While they are in the United States, what matters most is the F-1 immigration categorization. With this status, they can live and study in the United States. They can sometimes pursue limited work opportunities related to their education. Graduate students, for example, often work as research assistants or teaching assistants.
To keep track of the hundreds of thousands of foreign students who enroll at colleges and universities in every corner of the United States annually, a unit of ICE called the Student Exchange Visitor Program (SEVP) runs the Student Exchange Visitor Information System. Through the SEVIS database, SEVP and universities jointly track international students to ensure that they comply with the terms of their F-1 visas.
Until recently, a student who received F-1 immigration status could assume they would hold onto the government’s permission to study in the United States. They instead turned their attention to their studies. When a student fell out of compliance, as occasionally occurred, designated university staff alerted ICE by updating the student’s SEVIS entry. At that point, students could attempt to correct any errors and ICE could decide whether to launch removal proceedings.
That is no longer true. Trump administration officials have reportedly terminated SEVIS records of more than 1,500 students. In most instances, DHS hasn’t provided the students or universities with any explanation, leaving it up to university employees to identify terminations and then inform students. The sudden changes to SEVIS have prompted students to fear that ICE will arrest them with an eye toward deportation. In notices sent directly by university administrators, students have been provided with very little information.
Though short on details, the notices often raise the possibility of dire consequences. An email sent to a Ph.D. student at Ohio State University and disclosed as part of the student’s lawsuit, for example, informed the student that SEVP had terminated the student’s record in the SEVIS database. They were required to stop working immediately, the emailed notice said.

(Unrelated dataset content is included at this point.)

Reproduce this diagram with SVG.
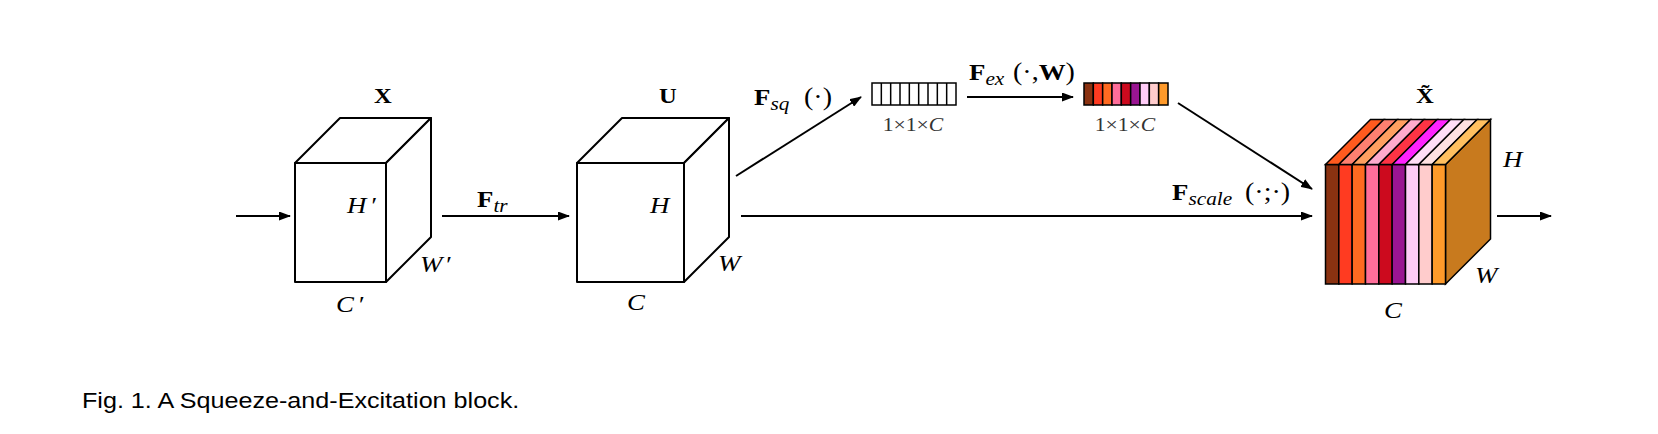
<svg xmlns="http://www.w3.org/2000/svg" width="1658" height="434" viewBox="0 0 1658 434">
<defs>
<style>
.face{fill:#fff;stroke:#000;stroke-width:2;stroke-linejoin:round}
.ln{stroke:#000;stroke-width:2;fill:none}
.cell{stroke:#000;stroke-width:1.5}
text{font-family:"Liberation Serif","Times New Roman",serif;fill:#000}
.bf{font-weight:bold;font-size:22px}
.fb{font-weight:bold;font-size:24px}
.it{font-style:italic;font-size:24px}
.sub{font-style:italic;font-size:19px}
.rm{font-size:25px}
.dim{font-size:19px;fill:#333}
.cap{font-family:"Liberation Sans",Arial,sans-serif;font-size:21.5px}
</style>
<marker id="ah" markerUnits="userSpaceOnUse" markerWidth="12" markerHeight="9" refX="11" refY="4.5" orient="auto">
<path d="M0,0 L12,4.5 L0,9 z" fill="#000"/>
</marker>
</defs>
<rect width="1658" height="434" fill="#fff"/>

<g id="connectors">
<line class="ln" x1="236" y1="216" x2="290" y2="216" marker-end="url(#ah)"/>
<line class="ln" x1="442" y1="216" x2="569" y2="216" marker-end="url(#ah)"/>
<line class="ln" x1="736" y1="176" x2="861" y2="97" marker-end="url(#ah)"/>
<line class="ln" x1="967" y1="97" x2="1073" y2="97" marker-end="url(#ah)"/>
<line class="ln" x1="1178" y1="103" x2="1312" y2="189" marker-end="url(#ah)"/>
<line class="ln" x1="741" y1="216" x2="1312" y2="216" marker-end="url(#ah)"/>
<line class="ln" x1="1497" y1="216" x2="1551" y2="216" marker-end="url(#ah)"/>
</g>

<g id="labels">
<text transform="translate(477 207) scale(1.12 1)"><tspan class="fb" font-size="23">F</tspan><tspan class="sub" dy="5">tr</tspan></text>
<text transform="translate(754 105) scale(1.12 1)"><tspan class="fb">F</tspan><tspan class="sub" dy="5">sq</tspan></text>
<text class="rm" transform="translate(804 105) scale(1.12 1)">(·)</text>
<text transform="translate(969 80) scale(1.12 1)"><tspan class="fb">F</tspan><tspan class="sub" dy="5">ex</tspan></text>
<text transform="translate(1013 80) scale(1.12 1)"><tspan class="rm">(·,</tspan><tspan class="fb">W</tspan><tspan class="rm">)</tspan></text>
<text transform="translate(1172 200) scale(1.12 1)"><tspan class="fb">F</tspan><tspan class="sub" dy="5">scale</tspan></text>
<text class="rm" transform="translate(1245 200) scale(1.12 1)">(·;·)</text>
</g>

<g id="node-X">
<rect class="face" x="295" y="163" width="91" height="119"/>
<polygon class="face" points="295,163 340,118 431,118 386,163"/>
<polygon class="face" points="386,163 431,118 431,237 386,282"/>
<text class="bf" text-anchor="middle" transform="translate(383 103) scale(1.12 1)">X</text>
<text class="it" transform="translate(347 213) scale(1.12 1)">H<tspan dx="3">′</tspan></text>
<text class="it" transform="translate(420 272) scale(1.12 1)">W<tspan dx="2">′</tspan></text>
<text class="it" transform="translate(336 312) scale(1.12 1)">C<tspan dx="3">′</tspan></text>
</g>

<g id="node-U">
<rect class="face" x="577" y="163" width="107" height="119"/>
<polygon class="face" points="577,163 622,118 729,118 684,163"/>
<polygon class="face" points="684,163 729,118 729,237 684,282"/>
<text class="bf" text-anchor="middle" transform="translate(668 103) scale(1.12 1)">U</text>
<text class="it" transform="translate(650 213) scale(1.12 1)">H</text>
<text class="it" transform="translate(718 271) scale(1.12 1)">W</text>
<text class="it" transform="translate(627 310) scale(1.12 1)">C</text>
</g>

<g id="node-squeeze">
<rect class="cell" x="872" y="83" width="84" height="22" fill="#fff"/>
<path class="cell" d="M881.33,83V105M890.67,83V105M900,83V105M909.33,83V105M918.67,83V105M928,83V105M937.33,83V105M946.67,83V105"/>
<text class="dim" text-anchor="middle" transform="translate(913 131) scale(1.14 1)">1×1×<tspan font-style="italic">C</tspan></text>
</g>

<g id="node-excite">
<rect class="cell" x="1084" y="83" width="9.33" height="22" fill="#8A3211"/>
<rect class="cell" x="1093.33" y="83" width="9.33" height="22" fill="#FF3B21"/>
<rect class="cell" x="1102.67" y="83" width="9.33" height="22" fill="#FF6A21"/>
<rect class="cell" x="1112" y="83" width="9.33" height="22" fill="#FF6E9A"/>
<rect class="cell" x="1121.33" y="83" width="9.33" height="22" fill="#CC0A1E"/>
<rect class="cell" x="1130.67" y="83" width="9.33" height="22" fill="#9A1592"/>
<rect class="cell" x="1140" y="83" width="9.33" height="22" fill="#FFCCF7"/>
<rect class="cell" x="1149.33" y="83" width="9.33" height="22" fill="#FFCCCC"/>
<rect class="cell" x="1158.67" y="83" width="9.33" height="22" fill="#FF9A2A"/>
<text class="dim" text-anchor="middle" transform="translate(1125 131) scale(1.14 1)">1×1×<tspan font-style="italic">C</tspan></text>
</g>

<g id="node-Xtilde">
<polygon class="cell" points="1445.5,164.5 1490.5,119.5 1490.5,239 1445.5,284" fill="#C87A1E"/>
<rect class="cell" x="1325.5" y="164.5" width="13.33" height="119.5" fill="#8A3211"/>
<rect class="cell" x="1338.83" y="164.5" width="13.33" height="119.5" fill="#FF3B21"/>
<rect class="cell" x="1352.17" y="164.5" width="13.33" height="119.5" fill="#FF6A21"/>
<rect class="cell" x="1365.5" y="164.5" width="13.33" height="119.5" fill="#FF6E9A"/>
<rect class="cell" x="1378.83" y="164.5" width="13.33" height="119.5" fill="#CC0A1E"/>
<rect class="cell" x="1392.17" y="164.5" width="13.33" height="119.5" fill="#9A1592"/>
<rect class="cell" x="1405.5" y="164.5" width="13.33" height="119.5" fill="#FFCCF7"/>
<rect class="cell" x="1418.83" y="164.5" width="13.33" height="119.5" fill="#FFCCCC"/>
<rect class="cell" x="1432.17" y="164.5" width="13.33" height="119.5" fill="#FF9A2A"/>
<polygon class="cell" points="1325.5,164.5 1338.83,164.5 1383.83,119.5 1370.5,119.5" fill="#FF5A1E"/>
<polygon class="cell" points="1338.83,164.5 1352.17,164.5 1397.17,119.5 1383.83,119.5" fill="#FF8070"/>
<polygon class="cell" points="1352.17,164.5 1365.5,164.5 1410.5,119.5 1397.17,119.5" fill="#FF9F60"/>
<polygon class="cell" points="1365.5,164.5 1378.83,164.5 1423.83,119.5 1410.5,119.5" fill="#FFAACC"/>
<polygon class="cell" points="1378.83,164.5 1392.17,164.5 1437.17,119.5 1423.83,119.5" fill="#FF3344"/>
<polygon class="cell" points="1392.17,164.5 1405.5,164.5 1450.5,119.5 1437.17,119.5" fill="#FF22FF"/>
<polygon class="cell" points="1405.5,164.5 1418.83,164.5 1463.83,119.5 1450.5,119.5" fill="#FFDDF6"/>
<polygon class="cell" points="1418.83,164.5 1432.17,164.5 1477.17,119.5 1463.83,119.5" fill="#FFE2E2"/>
<polygon class="cell" points="1432.17,164.5 1445.5,164.5 1490.5,119.5 1477.17,119.5" fill="#FFC060"/>
<text class="bf" text-anchor="middle" transform="translate(1425 103) scale(1.12 1)">X̃</text>
<text class="it" transform="translate(1503 167) scale(1.12 1)">H</text>
<text class="it" transform="translate(1475 283) scale(1.12 1)">W</text>
<text class="it" transform="translate(1384 318) scale(1.12 1)">C</text>
</g>

<text class="cap" transform="translate(82 408) scale(1.17 1)">Fig. 1. A Squeeze-and-Excitation block.</text>
</svg>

Students at multiple universities have been told that they must leave the United States in as little as two weeks.
DHS is certainly permitted to end a student’s F-1 immigration status, but the agency can’t do so with abandon. Federal officials must follow existing immigration law requirements. There are only three permissible reasons to terminate a temporary immigration status like the F-1 category: revocation of a waiver that none of the affected students appear to have received; an effort by Congress to provide a student with permanent residence, which Congress hasn’t done in any instance for the targeted students; or an official notice in the Federal Register describing an affected student as a “national security, diplomatic, or public safety” concern. The Trump administration hasn’t published any Federal Register notices about any of these students.

Separately, existing regulations require migrants to avoid committing a crime of violence that can be punished by more than one year imprisonment. Under immigration law, a crime of violence requires use of physical force against a person or property. Again, the administration hasn’t provided any evidence that any of the targeted students have committed a crime of violence. On the contrary, several students have been accused or convicted of minor offenses, including motor vehicle traffic violations and alcohol-related crimes that don’t rise to the level of severity that permits termination of their immigration status.

So far, courts are slowing the Trump administration’s efforts. Multiple judges have temporarily blocked DHS from detaining or attempting to remove individual students whose SEVIS records have been terminated. More significantly, a judge in Georgia concluded late last week that more than 130 students were likely to show that DHS violated federal law by terminating their F-1 status. The federal government’s abrupt action likely violated the Administrative Procedure Act, a law that bars federal agencies from acting arbitrarily or capriciously, as well as from violating existing regulations, the court concluded. The Trump administration is likely to appeal these decisions.

Despite losses in the courts, the larger impact may be felt directly on campuses as some students decide to pursue educational opportunities in other countries. The Trump administration has taken the position, in at least one lawsuit, that university degrees are all the same. A Ph.D. from Dartmouth College is like a doctoral degree from a university in China or Canada, Justice Department lawyers suggested to the judge overseeing Xiaotian Liu’s lawsuit. Clearly, that is not true, but the administration’s position may nonetheless push promising students like Liu to top universities abroad. Without question, that would slow the development of research and knowledge in the United States, but that may be a worthwhile cost for the Trump administration.
I'm interested in what happens with the judge in Georgia. The Trump administration has been coy with the courts, but how will they react when the contempt-of-court charges start to crop up? Regardless, these students will be the collateral damage in the meantime. Even if the Trump administration capitulates to the courts, enough damage will have been done to serve as a deterrent and warning to other students.